The history is illuminating. Frequentists started with card games, trying to figure out a winning strategy. And so they were attracted to frequencies, they invented combinatorics to calculate frequencies, and later they came with game theory. Of course it is not the whole story. While initially they get frequencies as given or inferred with math, they also encountered problems where it was impossible to calculate frequencies by combinatorics, so they invented a limit with samples approaching infinity of an empiric frequency, claimed it a definition of a probability, and now they deal with the impracticality of an infinity, using p-values or whatever to measure should they get more samples or it is enough already.
Thomas Bayes came from the other side. He started with a task where he had a hypotheses and tried to choose between them based on evidence. He was a priest and he was unsure should we believe in miracles given reports of eyewitnesses. So he dealt with a belief. He quantified belief and found a procedure of updating belief given a piece of evidence.
So generally speaking, Thomas Bayes started with the problem which frequentists saw as a side issue. Frequentists sought how to use probabilities to win a game without bothering much where to get those frequencies, Bayes sought how to infer a belief (or probabilities as a degrees of a belief) from an evidence, without bothering much what to do with the resulting belief. (To stop being a priest? I don't know what his plan was and I suspect he had no plan, it was a pure curiosity.).
And hence comes the ideological difference between them. Frequentists see probability as a property of a Universe, Bayesians see probability as a property of an observer, a property of his imperfect model of a Universe. Bayesians bring model explicitly into a picture, and so they can consciously think of enhancing it. Frequentists can think of a model too, but they lack vocabulary, it is a missing part of their picture, it is hard for them to pinpoint it.
It really has something in common with quantum mechanics that debated for decades is uncertainty a way the Universe works or it is just our imperfect way to describe it.
But these are ideological differences. To see practical differences one needs to dive into practical problems and to see how different approaches works there.
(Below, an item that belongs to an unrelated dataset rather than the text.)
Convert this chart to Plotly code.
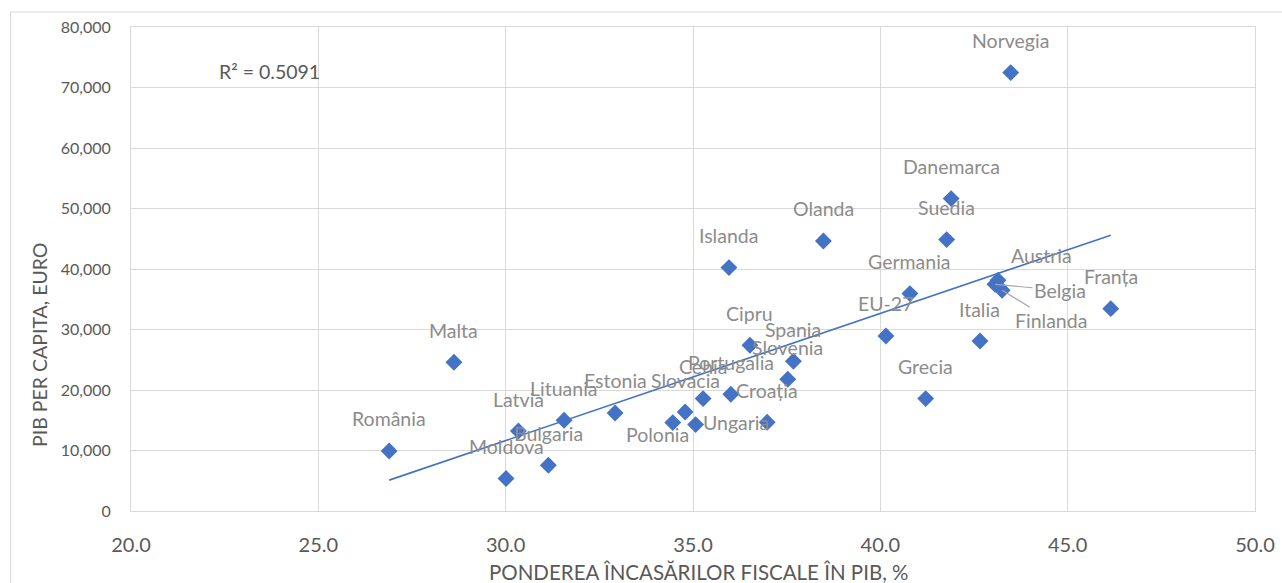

Mostly people learn frequentist's approach in an undergraduate course and then they learn bayesianism on a bunch of problems that are easy with bayesianism and very hard or impossible to tackle with frequencies. You can try "Think Bayes"[1] if you like. Or to read Judea Pearl's "The Book of Why"[2]. He invented modern bayesianism, starting with ideas of Thomas Bayes. "The Book of Why" more of his next invention (Causation) but he talks there of bayesianism too.
Did you read Wasserman's article? There's a difference between a frequentist/Bayesian interpretation of probability and a frequentist/Bayesian method of inference. I don't have to take a position on what probability "really means" to use either kind of inference method. (As the article says, the true difference has a lot more to do with wanting guaranteed coverage...)
If it's just a perspective on how to analyze probabilities, the physicists already knew how to derive equations for macroscopic observables and combinatorics, in ways that correspond to reality as we understand it. Thanks for the long writeup, but you basicalyl just confirmed I wasn't missing anything fundamental.
My issue is that his advice is most useful for statisticians working in the abstract, but it doesn’t really help people working with real data. Scientists and data analysts just want to know how to analyze their data, and this does not help them. I know that stats isn’t a cookbook, but we could put some guard rails down that help practitioners with their problems.